En el año 83 de nuestra era, Roma había llegado a Caledonia —hoy Escocia— a conquistar. En nombre del orden, y en la batalla del Monte Graupio, hizo lo de siempre: incendió aldeas, arrasó campos y dejó atrás ruinas y cadáveres. Tácito cuenta que el líder de la resistencia caledonia, al ver su tierra devastada, advirtió diciendo que los romanos “donde crean un desierto, lo llaman paz” (Ubi solitudinem faciunt, pacem appellant).

Los conquistadores usan el mismo lenguaje en diferentes épocas. El ejército israelí crea un desierto en Gaza y lo llama paz. Sin ser un imperio, es una fuerza de ocupación que destruye con fines políticos y económicos de conquista —como lo hizo Roma en su momento— y, para los más religiosos, con pretensión mesiánica. El objetivo ha sido siempre desaparecer a los palestinos del mapa.

La desertificación de Gaza significa la imposibilidad misma del retorno de los gazatíes a su tierra. Y esto es crucial: si un palestino sale de Gaza —hacia Egipto, Jordania o cualquier otro lugar— se convierte en refugiado sin derecho de retorno, según la legislación israelí. Para el gobierno de Netanyahu y su coalición de extrema derecha, es prioridad que la población palestina no tenga adónde volver. Ese ha sido siempre el propósito del mal llamado Ejército de “Defensa” de Israel: impedir que quienes sobreviven tengan adónde regresar.

Donde había calles, parques, escuelas y viviendas, no quedan más que escombros. Entre los restos también quedó enterrado el patrimonio de un pueblo milenario. Esta demolición se ha ensañado con las instituciones del presente y con aquellas que encarnan el pasado, la identidad y la comunidad: monumentos, archivos, bibliotecas y museos. Aniquilar total o parcialmente a un grupo -y los rasgos culturales, históricos y simbólicos que lo constituyen como comunidad- es el núcleo mismo del genocidio.

El ejército israelí ha arrasado Gaza con maquinaria fabricada por la empresa estadounidense Caterpillar. Su bulldozer D9, reformado para acciones militares de ofensiva, ha sido el instrumento clave de las operaciones de demolición. Lo que Roma hizo a caballo y con fuego, Israel lo hace con una flota de cien bulldozers, cada uno valorado en un millón de dólares y con apoyo internacional. Desde el 27 de octubre de 2023, los D9 se han abierto paso entre edificios y barrios, creando nuevas rutas para el ejército, acumulando escombros y asegurando posiciones militares, a una escala sin precedentes, asimétrica y desproporcionada.

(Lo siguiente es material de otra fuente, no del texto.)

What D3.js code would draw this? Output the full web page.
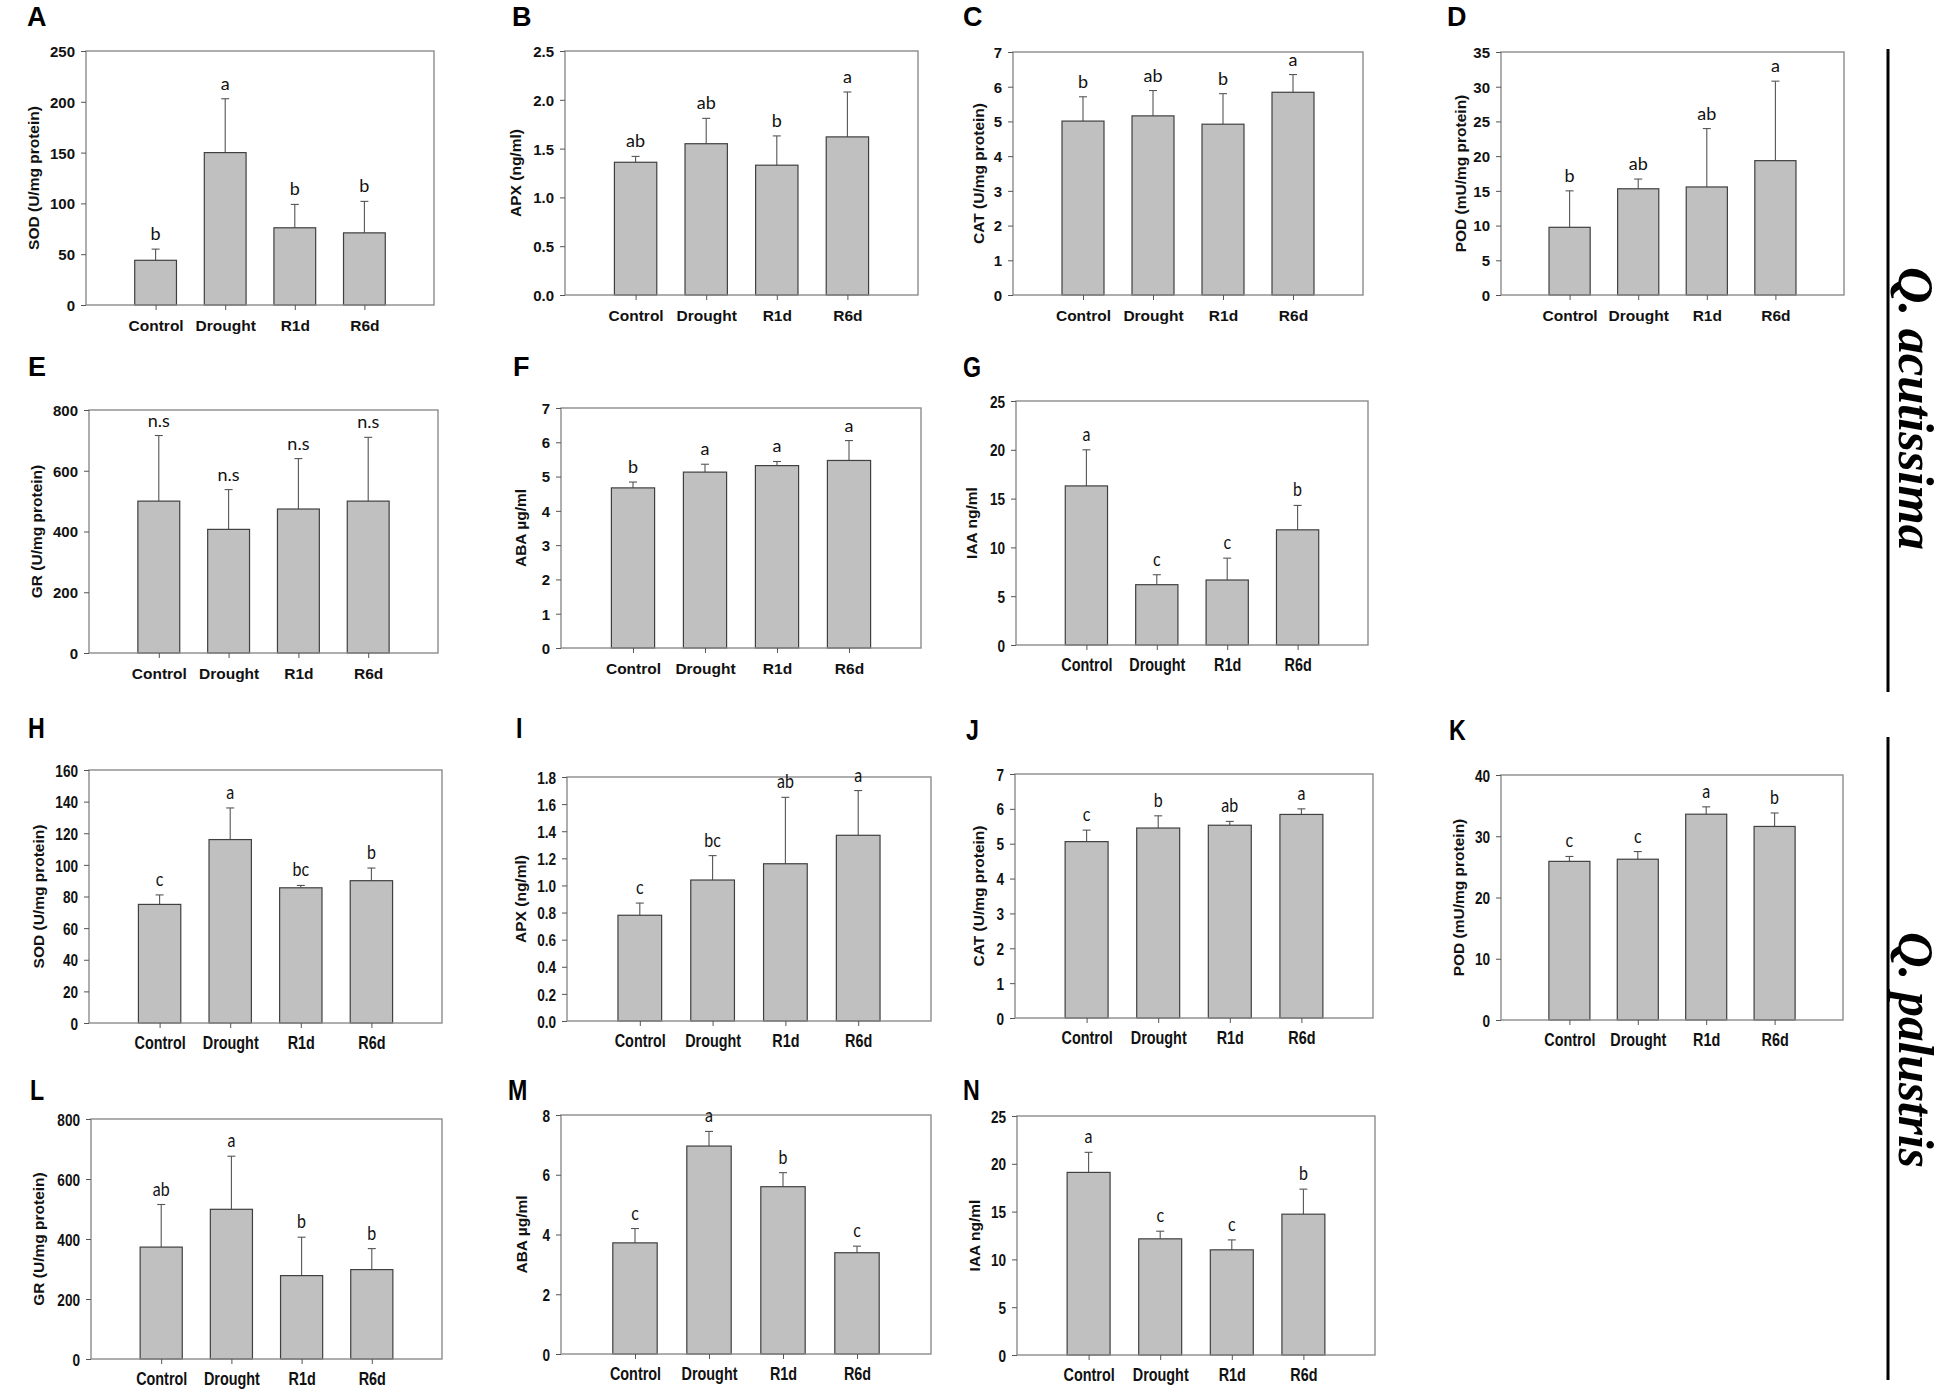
<!DOCTYPE html>
<html>
<head>
<meta charset="utf-8">
<script src="https://cdn.jsdelivr.net/npm/d3@7"></script>
<style>
  body { margin: 0; background: #fff; }
  svg { display: block; }
</style>
</head>
<body>
<div id="chart"></div>
<script>
const categories = ["Control", "Drought", "R1d", "R6d"];

// Q. acutissima
const sodAcut = [44, 150, 76, 71];
const sodAcutErr = [11, 53, 23, 31];
const sodAcutSig = ["b", "a", "b", "b"];
const sodAcutTicks = [0, 50, 100, 150, 200, 250];

const apxAcut = [1.36, 1.55, 1.33, 1.62];
const apxAcutErr = [0.06, 0.26, 0.30, 0.46];
const apxAcutSig = ["ab", "ab", "b", "a"];
const apxAcutTicks = [0, 0.5, 1.0, 1.5, 2.0, 2.5];

const catAcut = [5.01, 5.16, 4.92, 5.84];
const catAcutErr = [0.70, 0.73, 0.88, 0.51];
const catAcutSig = ["b", "ab", "b", "a"];
const catAcutTicks = [0, 1, 2, 3, 4, 5, 6, 7];

const podAcut = [9.75, 15.3, 15.56, 19.35];
const podAcutErr = [5.25, 1.4, 8.41, 11.45];
const podAcutSig = ["b", "ab", "ab", "a"];
const podAcutTicks = [0, 5, 10, 15, 20, 25, 30, 35];

const grAcut = [500, 407, 474, 500];
const grAcutErr = [216, 131, 166, 210];
const grAcutSig = ["n.s", "n.s", "n.s", "n.s"];
const grAcutTicks = [0, 200, 400, 600, 800];

const abaAcut = [4.67, 5.13, 5.32, 5.47];
const abaAcutErr = [0.17, 0.23, 0.12, 0.58];
const abaAcutSig = ["b", "a", "a", "a"];
const abaAcutTicks = [0, 1, 2, 3, 4, 5, 6, 7];

const iaaAcut = [16.3, 6.18, 6.66, 11.8];
const iaaAcutErr = [3.7, 1.02, 2.24, 2.5];
const iaaAcutSig = ["a", "c", "c", "b"];
const iaaAcutTicks = [0, 5, 10, 15, 20, 25];

// Q. palustris
const sodPal = [75, 116, 85.5, 90];
const sodPalErr = [6, 20, 1.5, 8];
const sodPalSig = ["c", "a", "bc", "b"];
const sodPalTicks = [0, 20, 40, 60, 80, 100, 120, 140, 160];

const apxPal = [0.78, 1.04, 1.16, 1.37];
const apxPalErr = [0.09, 0.18, 0.49, 0.33];
const apxPalSig = ["c", "bc", "ab", "a"];
const apxPalTicks = [0, 0.2, 0.4, 0.6, 0.8, 1.0, 1.2, 1.4, 1.6, 1.8];

const catPal = [5.06, 5.45, 5.53, 5.84];
const catPalErr = [0.33, 0.35, 0.11, 0.16];
const catPalSig = ["c", "b", "ab", "a"];
const catPalTicks = [0, 1, 2, 3, 4, 5, 6, 7];

const podPal = [25.9, 26.25, 33.6, 31.6];
const podPalErr = [0.8, 1.25, 1.2, 2.2];
const podPalSig = ["c", "c", "a", "b"];
const podPalTicks = [0, 10, 20, 30, 40];

const grPal = [373, 499, 278, 298];
const grPalErr = [142, 177, 128, 70];
const grPalSig = ["ab", "a", "b", "b"];
const grPalTicks = [0, 200, 400, 600, 800];

const abaPal = [3.72, 6.96, 5.6, 3.39];
const abaPalErr = [0.48, 0.49, 0.47, 0.22];
const abaPalSig = ["c", "a", "b", "c"];
const abaPalTicks = [0, 2, 4, 6, 8];

const iaaPal = [19.1, 12.15, 11.0, 14.73];
const iaaPalErr = [2.1, 0.8, 1.04, 2.62];
const iaaPalSig = ["a", "c", "c", "b"];
const iaaPalTicks = [0, 5, 10, 15, 20, 25];

const species = ["Q. acutissima", "Q. palustris"];

const W = 1949, H = 1391;
const SANS = "'Liberation Sans', Arial, sans-serif";
const SIGF = "Lato, 'Open Sans', sans-serif";
const NARROW = 0.8;

const fmtInt = d3.format("d"), fmtDec = d3.format(".1f");

// layout: plot box [left, top, right, bottom], title offset, panel letter position
const panels = [
  { id: "A", v: sodAcut, e: sodAcutErr, s: sodAcutSig, t: sodAcutTicks, f: fmtInt, title: "SOD (U/mg protein)", box: [86, 51, 434, 305], tdx: -53, lp: [27, 26], narrow: false },
  { id: "B", v: apxAcut, e: apxAcutErr, s: apxAcutSig, t: apxAcutTicks, f: fmtDec, title: "APX (ng/ml)", box: [565, 51, 918, 295], tdx: -50, lp: [512, 26], narrow: false },
  { id: "C", v: catAcut, e: catAcutErr, s: catAcutSig, t: catAcutTicks, f: fmtInt, title: "CAT (U/mg protein)", box: [1013, 52, 1363, 295], tdx: -35, lp: [963, 26], narrow: false },
  { id: "D", v: podAcut, e: podAcutErr, s: podAcutSig, t: podAcutTicks, f: fmtInt, title: "POD (mU/mg protein)", box: [1501, 52, 1844, 295], tdx: -41, lp: [1447, 26], narrow: false },
  { id: "E", v: grAcut, e: grAcutErr, s: grAcutSig, t: grAcutTicks, f: fmtInt, title: "GR (U/mg protein)", box: [89, 410, 438, 653], tdx: -53, lp: [28, 376], narrow: false },
  { id: "F", v: abaAcut, e: abaAcutErr, s: abaAcutSig, t: abaAcutTicks, f: fmtInt, title: "ABA µg/ml", box: [561, 408, 921, 648], tdx: -41, lp: [513, 376], narrow: false },
  { id: "G", v: iaaAcut, e: iaaAcutErr, s: iaaAcutSig, t: iaaAcutTicks, f: fmtInt, title: "IAA ng/ml", box: [1016, 401, 1368, 645], tdx: -45, lp: [963, 377], narrow: true },
  { id: "H", v: sodPal, e: sodPalErr, s: sodPalSig, t: sodPalTicks, f: fmtInt, title: "SOD (U/mg protein)", box: [89, 770, 442, 1023], tdx: -51, lp: [28, 738], narrow: true },
  { id: "I", v: apxPal, e: apxPalErr, s: apxPalSig, t: apxPalTicks, f: fmtDec, title: "APX (ng/ml)", box: [567, 777, 931, 1021], tdx: -47, lp: [516, 738], narrow: true },
  { id: "J", v: catPal, e: catPalErr, s: catPalSig, t: catPalTicks, f: fmtInt, title: "CAT (U/mg protein)", box: [1015, 774, 1373, 1018], tdx: -37, lp: [966, 740], narrow: true },
  { id: "K", v: podPal, e: podPalErr, s: podPalSig, t: podPalTicks, f: fmtInt, title: "POD (mU/mg protein)", box: [1501, 775, 1843, 1020], tdx: -43, lp: [1449, 740], narrow: true },
  { id: "L", v: grPal, e: grPalErr, s: grPalSig, t: grPalTicks, f: fmtInt, title: "GR (U/mg protein)", box: [91, 1119, 442, 1359], tdx: -53, lp: [30, 1100], narrow: true },
  { id: "M", v: abaPal, e: abaPalErr, s: abaPalSig, t: abaPalTicks, f: fmtInt, title: "ABA µg/ml", box: [561, 1115, 931, 1354], tdx: -40, lp: [508, 1100], narrow: true },
  { id: "N", v: iaaPal, e: iaaPalErr, s: iaaPalSig, t: iaaPalTicks, f: fmtInt, title: "IAA ng/ml", box: [1017, 1116, 1375, 1355], tdx: -43, lp: [963, 1100], narrow: true }
];

const svg = d3.select("#chart").append("svg")
  .attr("width", W)
  .attr("height", H)
  .attr("viewBox", `0 0 ${W} ${H}`);

svg.append("rect").attr("width", W).attr("height", H).attr("fill", "#fff");

panels.forEach(drawPanel);

function drawPanel(p) {
  const [x0, y0, x1, y1] = p.box;
  const sx = p.narrow ? NARROW : 1;
  const g = svg.append("g").attr("class", "panel-" + p.id);

  const x = d3.scalePoint().domain(categories).range([x0, x1]).padding(1);
  const y = d3.scaleLinear().domain([0, d3.max(p.t)]).range([y1, y0]);
  const bw = (x1 - x0) / 5 * 0.6;

  // error bars (upper only)
  const eb = g.append("g").attr("stroke", "#555").attr("stroke-width", 1.1);
  categories.forEach((c, i) => {
    const top = y(p.v[i] + p.e[i]);
    eb.append("line").attr("x1", x(c)).attr("x2", x(c)).attr("y1", y(p.v[i])).attr("y2", top);
    eb.append("line").attr("x1", x(c) - 4).attr("x2", x(c) + 4).attr("y1", top).attr("y2", top);
  });

  g.append("g").selectAll("rect")
    .data(categories)
    .join("rect")
    .attr("x", d => x(d) - bw / 2)
    .attr("y", (d, i) => y(p.v[i]))
    .attr("width", bw)
    .attr("height", (d, i) => y(0) - y(p.v[i]))
    .attr("fill", "#c0c0c0")
    .attr("stroke", "#404040")
    .attr("stroke-width", 1.2);

  // frame
  g.append("rect")
    .attr("x", x0).attr("y", y0)
    .attr("width", x1 - x0).attr("height", y1 - y0)
    .attr("fill", "none")
    .attr("stroke", "#8c8c8c")
    .attr("stroke-width", 1.4);

  const tickFont = p.narrow ? 17 : 15;

  const yAxis = g.append("g")
    .attr("transform", `translate(${x0},0)`)
    .call(d3.axisLeft(y).tickValues(p.t).tickSize(5).tickFormat(p.f));
  yAxis.select(".domain").remove();
  yAxis.selectAll("line").attr("stroke", "#555");
  yAxis.selectAll("text")
    .attr("x", -11 / sx)
    .attr("dy", "0.36em")
    .attr("transform", `scale(${sx},1)`)
    .attr("fill", "#111")
    .style("font-family", SANS)
    .style("font-weight", "bold")
    .style("font-size", tickFont + "px");

  const xAxis = g.append("g")
    .attr("transform", `translate(0,${y1})`)
    .call(d3.axisBottom(x).tickSize(5));
  xAxis.select(".domain").remove();
  xAxis.selectAll("line").attr("stroke", "#555");
  xAxis.selectAll("text")
    .attr("y", 26)
    .attr("dy", 0)
    .attr("transform", `scale(${sx},1)`)
    .attr("fill", "#111")
    .style("font-family", SANS)
    .style("font-weight", "bold")
    .style("font-size", (p.narrow ? 18 : 15.5) + "px");

  // significance letters
  categories.forEach((c, i) => {
    const ty = y(p.v[i] + p.e[i]) - 9;
    g.append("text")
      .attr("transform", `translate(${x(c)},${ty}) scale(${sx},1)`)
      .attr("text-anchor", "middle")
      .attr("fill", "#111")
      .style("font-family", SIGF)
      .style("font-size", (p.narrow ? 20 : 18) + "px")
      .text(p.s[i]);
  });

  // y title
  const tx = x0 + p.tdx + 5.5;
  g.append("text")
    .attr("transform", `translate(${tx},${(y0 + y1) / 2}) rotate(-90)`)
    .attr("text-anchor", "middle")
    .attr("fill", "#111")
    .style("font-family", SANS)
    .style("font-weight", "bold")
    .style("font-size", "15.5px")
    .text(p.title);

  // panel letter
  g.append("text")
    .attr("transform", `translate(${p.lp[0]},${p.lp[1]}) scale(${sx},1)`)
    .attr("fill", "#000")
    .style("font-family", SANS)
    .style("font-weight", "bold")
    .style("font-size", (p.narrow ? 29 : 27) + "px")
    .text(p.id);
}

// species labels with separator lines
const speciesLayout = [
  { line: [49, 692], start: 267, len: 283 },
  { line: [737, 1380], start: 932, len: 236 }
];

species.forEach((name, i) => {
  const L = speciesLayout[i];
  svg.append("line")
    .attr("x1", 1888).attr("x2", 1888)
    .attr("y1", L.line[0]).attr("y2", L.line[1])
    .attr("stroke", "#000")
    .attr("stroke-width", 3);
  svg.append("text")
    .attr("transform", `translate(1899,${L.start}) rotate(90)`)
    .attr("textLength", L.len)
    .attr("lengthAdjust", "spacingAndGlyphs")
    .attr("fill", "#000")
    .style("font-family", "'Liberation Serif', 'Times New Roman', serif")
    .style("font-weight", "bold")
    .style("font-style", "italic")
    .style("font-size", "51px")
    .text(name);
});
</script>
</body>
</html>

En un documental del periódico francés Le Monde, durante una emisión de televisión, se oye a un operador israelí de D9, Avraham Zarbiv, jactarse con orgullo de haber destruido 50 casas; y a otros dos, Guy Zaken y Eliran Mizrahi, alardear de haber demolido más de 5.000, mientras el público aplaude. Los propios operadores de bulldozer describen a la prensa “la destrucción militar, metódica y sistemática de cada barrio y zona urbana de Beit Hanoun [en la franja de Gaza]” en total impunidad.

Además de la demolición total de viviendas, los D9 “afeitansistemáticamente los campos de cultivo, empobreciendo la tierra. Según el mismo reportaje de Le Monde, el 86 % de la superficie cultivable de Gaza ha sido raspada y empobrecida por estos bulldozers. La consecuencia es denunciada por Naciones Unidas, que asegura que la tierra ya no podrá producir. Sin casas, escuelas, hospitales, ni campos de cultivo, ha logrado Israel borrar los elementos físicos del pueblo palestino en Gaza. Por más que la comunidad internacional repita la palabra paz, para Israel solo habrá paz cuando no quede nada de Gaza y le cambien el nombre.

El 6 de octubre de 2023, Gaza era una ciudad. Dos años después, Israel la convirtió en un desierto. Según la ONU, se han generado 61 millones de toneladas de escombros y harán falta 15 años solo para limpiar antes de pensar en reconstruir. Todas las fuentes del reportaje de Le Monde están documentadas. Y la historia, inevitablemente, recordará a quienes llamaron “paz” a un desierto, aunque pasen dos mil años.